On this day in 1964, the stage musical Fiddler on the Roof opened on Broadway, beginning a remarkable run of 3,242 performances.
Based on the bittersweet tale by writer Sholom Aleichem (1859-1916), the musical revolves around the life of Tevye the Milkman, a Jewish peasant in pre-Revolutionary Russia.
Set in the small village of Anatevka, the characters--including Tevye, his wife, Golde, and their five daughters--charmed audiences with their celebration of language, culture, and humanity.
“The World is a terrible place, and if you ask about my good nature, my humor, that is the reason. To spite Them, you won’t see me cry. To spite Them, there is going to be laughter," Aleichem once said.
The play is rich with humor and "laughter through tears." Tevye's eloquent, frequent conversations with God vibrate at the heart of the dialogue and character development. One philosophical gem has Tevye asking God: "I know, I know. We are Your chosen people.

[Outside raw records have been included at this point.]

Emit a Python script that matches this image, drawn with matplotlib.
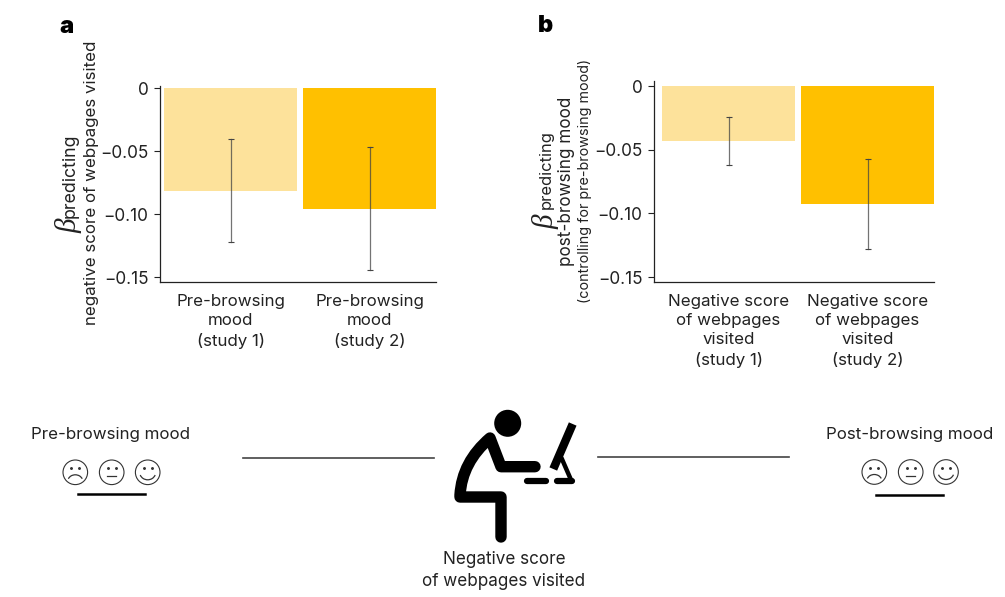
import matplotlib
matplotlib.use('Agg')
import matplotlib.pyplot as plt
from matplotlib.patches import Circle, Arc, PathPatch
from matplotlib.path import Path

plt.rcParams['font.family'] = ['Inter', 'DejaVu Sans']

W, H = 1005, 597

# panel a
labels_a = ['Pre-browsing\nmood\n(study 1)', 'Pre-browsing\nmood\n(study 2)']
beta_a = [-0.0815, -0.0958]
err_top_a = [-0.040, -0.0466]
err_bot_a = [-0.122, -0.1445]

# panel b
labels_b = ['Negative score\nof webpages\nvisited\n(study 1)', 'Negative score\nof webpages\nvisited\n(study 2)']
beta_b = [-0.0429, -0.0923]
err_top_b = [-0.0246, -0.0575]
err_bot_b = [-0.062, -0.1276]

yticks = [0, -0.05, -0.10, -0.15]
yticklabels = ['0', '\u22120.05', '\u22120.10', '\u22120.15']
colors = ['#FDE29B', '#FFC000']
ink = '#222222'


def px_axes(left, right, top, bottom):
    return fig.add_axes([left / W, 1 - bottom / H, (right - left) / W, (bottom - top) / H])


def bar_panel(ax, vals, top, bot, labels, xlim, ylim):
    ax.bar([0, 1], vals, width=0.957, color=colors)
    for i in range(2):
        ax.plot([i, i], [top[i], bot[i]], color='#444444', lw=0.9, alpha=0.75)
        ax.plot([i], [top[i]], marker='_', ms=4, color='#444444', mew=0.8)
        ax.plot([i], [bot[i]], marker='_', ms=4, color='#444444', mew=0.8)
    ax.set_xlim(xlim)
    ax.set_ylim(ylim)
    ax.set_yticks(yticks)
    ax.set_yticklabels(yticklabels, fontsize=12.4, color=ink)
    ax.set_xticks([0, 1])
    ax.set_xticklabels(labels, fontsize=12.2, color=ink, linespacing=1.37)
    ax.tick_params(axis='x', length=0, pad=8.5)
    ax.tick_params(axis='y', length=4, width=0.8, color=ink, pad=4)
    ax.spines['top'].set_visible(False)
    ax.spines['right'].set_visible(False)
    ax.spines['left'].set_linewidth(0.9)
    ax.spines['bottom'].set_linewidth(0.9)
    ax.spines['left'].set_color(ink)
    ax.spines['bottom'].set_color(ink)


fig = plt.figure(figsize=(W / 100, H / 100), dpi=100)

ax_a = px_axes(159.5, 436, 86, 281.7)
bar_panel(ax_a, beta_a, err_top_a, err_bot_a, labels_a, (-0.511, 1.478), (-0.1535, 0.0018))

ax_b = px_axes(653.7, 934, 81.3, 281.7)
bar_panel(ax_b, beta_b, err_top_b, err_bot_b, labels_b, (-0.538, 1.478), (-0.1535, 0.0037))

# overlay in pixel coordinates for the text and the diagram underneath
ov = fig.add_axes([0, 0, 1, 1])
ov.set_xlim(0, W)
ov.set_ylim(H, 0)
ov.axis('off')
ov.patch.set_alpha(0)

ov.text(66.5, 27, 'a', fontsize=17, fontweight='black', ha='center', va='center', color='black')
ov.text(545.5, 26, 'b', fontsize=17, fontweight='black', ha='center', va='center', color='black')


def rot(x, y, s, size, **kw):
    ov.text(x, y, s, fontsize=size, rotation=90, ha='center', va='center', color=ink, **kw)


# y titles
rot(69, 226, '\u03b2', 21, family='Liberation Serif', style='italic')
rot(70, 176, 'predicting', 12.8)
rot(92, 183, 'negative score of webpages visited', 12.2)

rot(546, 222, '\u03b2', 21, family='Liberation Serif', style='italic')
rot(546.5, 170, 'predicting', 11.9)
rot(566.5, 181, 'post-browsing mood', 12.3)
rot(585, 181, '(controlling for pre-browsing mood)', 10.3)

ov.text(110.5, 434.5, 'Pre-browsing mood', fontsize=12.2, ha='center', va='center', color=ink)
ov.text(909.5, 434.5, 'Post-browsing mood', fontsize=12.2, ha='center', va='center', color=ink)
ov.text(504, 570.5, 'Negative score\nof webpages visited', fontsize=12.3, ha='center', va='center',
        color=ink, linespacing=1.37)

# connecting lines
ov.plot([243, 434], [458, 458], color='#444444', lw=1.2)
ov.plot([598, 789], [457, 457], color='#444444', lw=1.2)
ov.plot([78, 145], [494, 494], color='black', lw=1.8)
ov.plot([876, 943], [494.5, 494.5], color='black', lw=1.8)


def face(x, y, kind):
    r = 12.3
    ov.add_patch(Circle((x, y), r, fill=False, ec='#333333', lw=0.8))
    ov.plot([x - 4, x + 4], [y - 4, y - 4], ls='none', marker='o', ms=1.1, color='#333333')
    if kind == 'sad':
        ov.add_patch(Arc((x, y + 9), 15, 13, theta1=200, theta2=340, ec='#333333', lw=0.9))
    elif kind == 'flat':
        ov.plot([x - 4.5, x + 4.5], [y + 4, y + 4], color='#333333', lw=0.9)
    else:
        ov.add_patch(Arc((x, y), 16, 15, theta1=20, theta2=160, ec='#333333', lw=0.9))


for x, kind in zip([75.3, 111.7, 147.7], ['sad', 'flat', 'happy']):
    face(x, 472.3, kind)
for x, kind in zip([874.3, 910.7, 946], ['sad', 'flat', 'happy']):
    face(x, 472, kind)

# person at the desk
ov.add_patch(Circle((507.7, 423.3), 13.5, color='black', lw=0))
body = Path([(535, 466.7), (501, 466.7), (490, 438), (462, 462), (460, 495), (460, 497), (501, 497), (501, 537)],
            [Path.MOVETO, Path.LINETO, Path.LINETO, Path.CURVE3, Path.CURVE3, Path.LINETO, Path.LINETO, Path.LINETO])
ov.add_patch(PathPatch(body, fill=False, ec='black', lw=8.2, capstyle='round', joinstyle='round'))
ov.plot([526.5, 546], [481, 481], color='black', lw=4.5, solid_capstyle='round')
ov.plot([557, 571.5], [481, 481], color='black', lw=4.5, solid_capstyle='round')
ov.plot([561.5, 571.5], [458, 481], color='black', lw=3.2, solid_capstyle='round')
ov.plot([572.7, 553.3], [424, 469], color='black', lw=6, solid_capstyle='butt')

fig.savefig('out.png', dpi=100)
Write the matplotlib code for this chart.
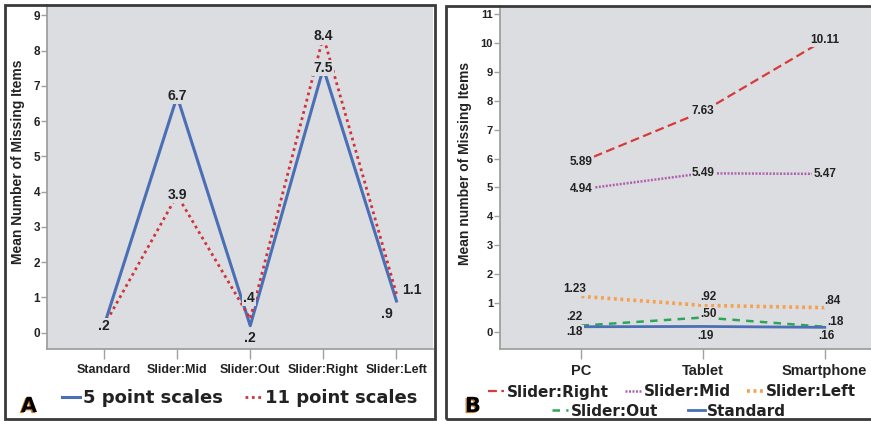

But, once in a while, can't You choose someone else?"
With poignant lyrics by Sheldon Harnick, the Jerry Bock soundtrack included such classics as If I Were a Rich Man, Sunrise Sunset, Matchmaker, and Tradition.
With a title inspired by a Marc Chagall painting, Fiddler on the Roof remains as relevant and universally appealing today as it was 40 years ago. The Fiddler metaphor is shared by all of us as we celebrate life while balancing life's challenges.
A loving heart is the truest wisdom.